Dernière perspective qui soulève l’inquiétude : les associations se substituent de plus en plus aux services publics dans les missions d’accompagnement. Depuis 2010, par exemple, plusieurs organismes conventionnés par l’État peuvent salarier des auxiliaires de vie scolaire en fin de contrat avec l’Éducation nationale. Les associations sont partagées sur le bien-fondé de ce passage de témoin de l’État aux associations. Pour certains, il permettra enfin une vraie professionnalisation de l’accompagnement, mais, pour Nicolas Eglin, cela pourrait jeter le trouble sur ­l’offre de services, avec une mise en concurrence des associations entre elles.
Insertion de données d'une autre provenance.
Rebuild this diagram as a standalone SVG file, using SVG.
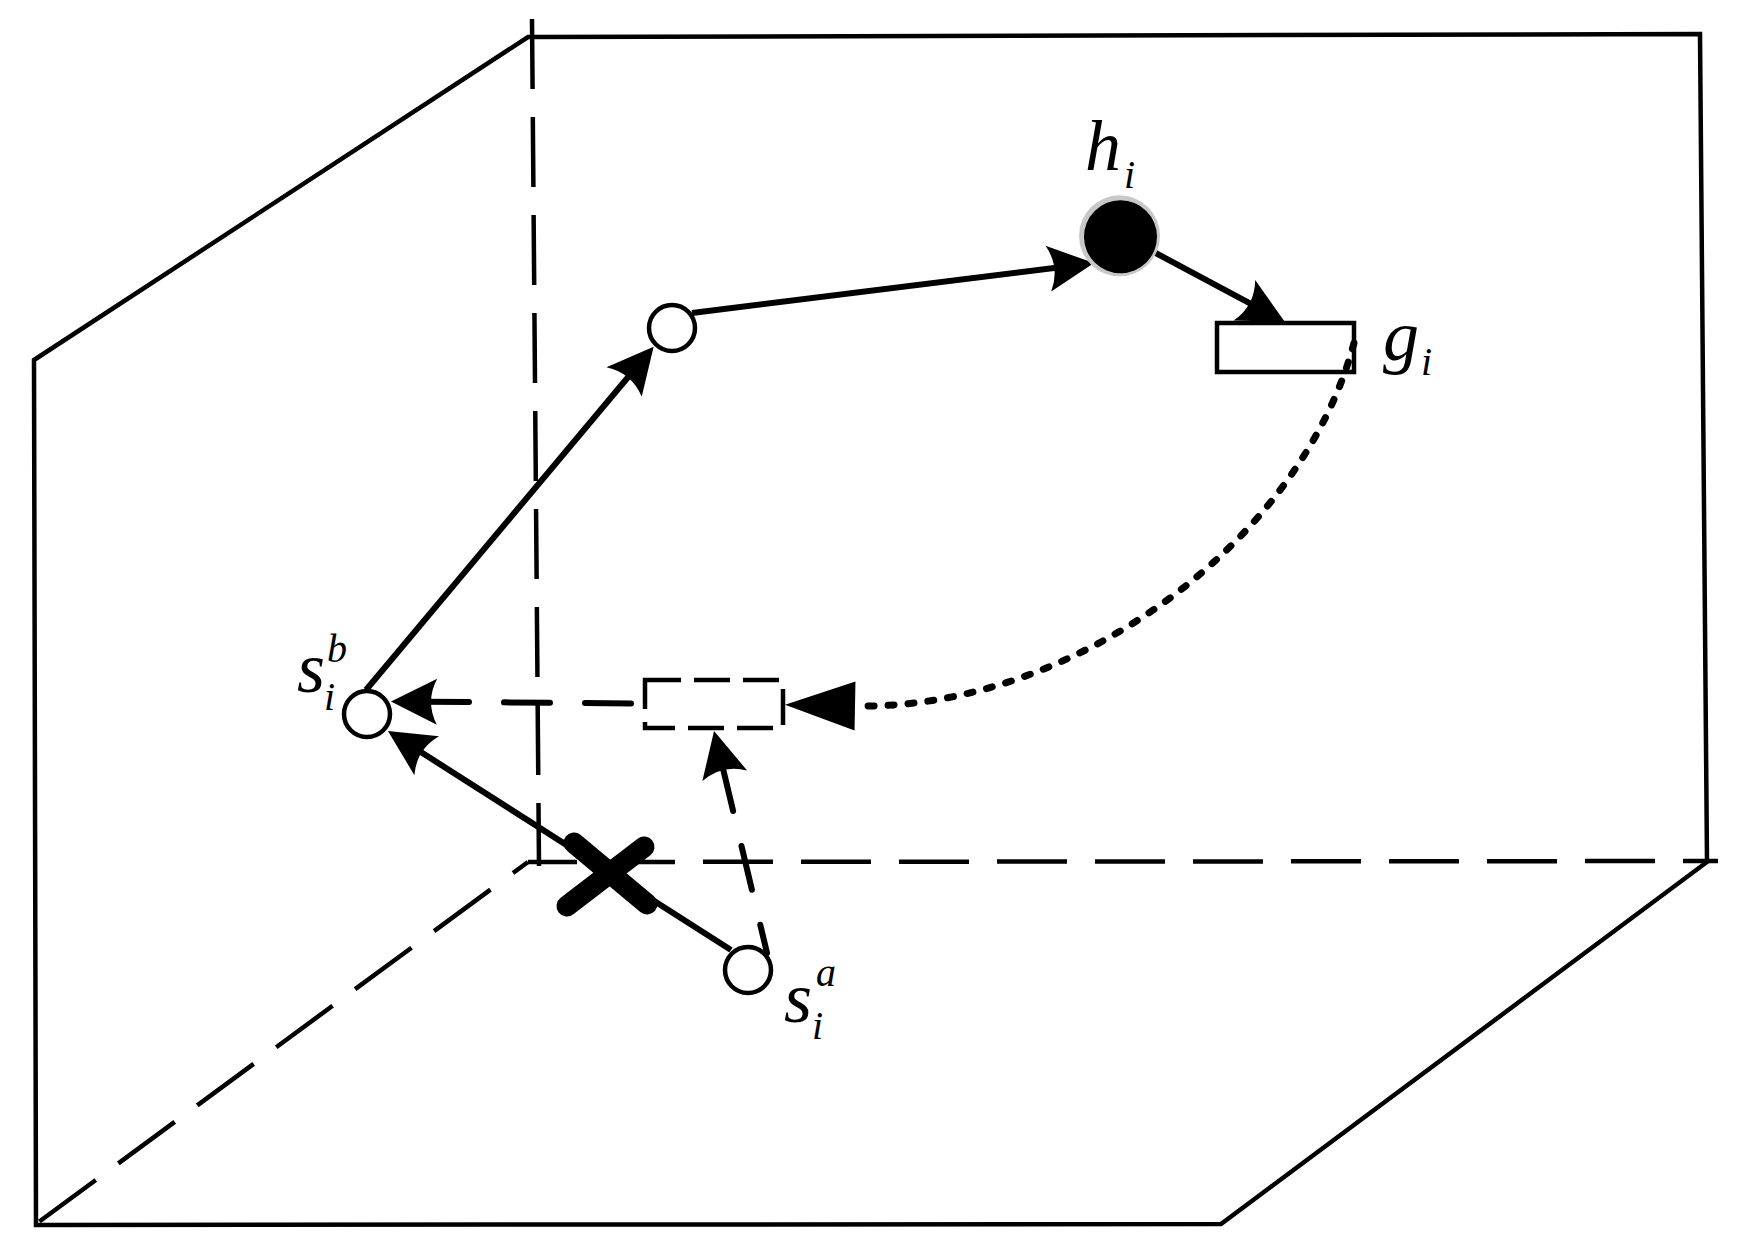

Il concède surtout que la pente est glissante : « Dans les métiers d’aide à la personne, il y a effectivement un risque que des organismes privés apparaissent et encadrent eux-mêmes des emplois de vie scolaire. Ceux-ci ne répondraient plus alors à l’autorité hiérarchique du corps enseignant et de l’Éducation ­nationale. »
« C’est toujours la même chose , s’inquiète Olivier Bertrand, élu écologiste au conseil général de l’Isère (PS), très inquiet sur la situation financière de sa collectivité. Quand le public ne peut plus remplir sa mission faute de moyens, les familles qui le peuvent se tournent vers le privé. »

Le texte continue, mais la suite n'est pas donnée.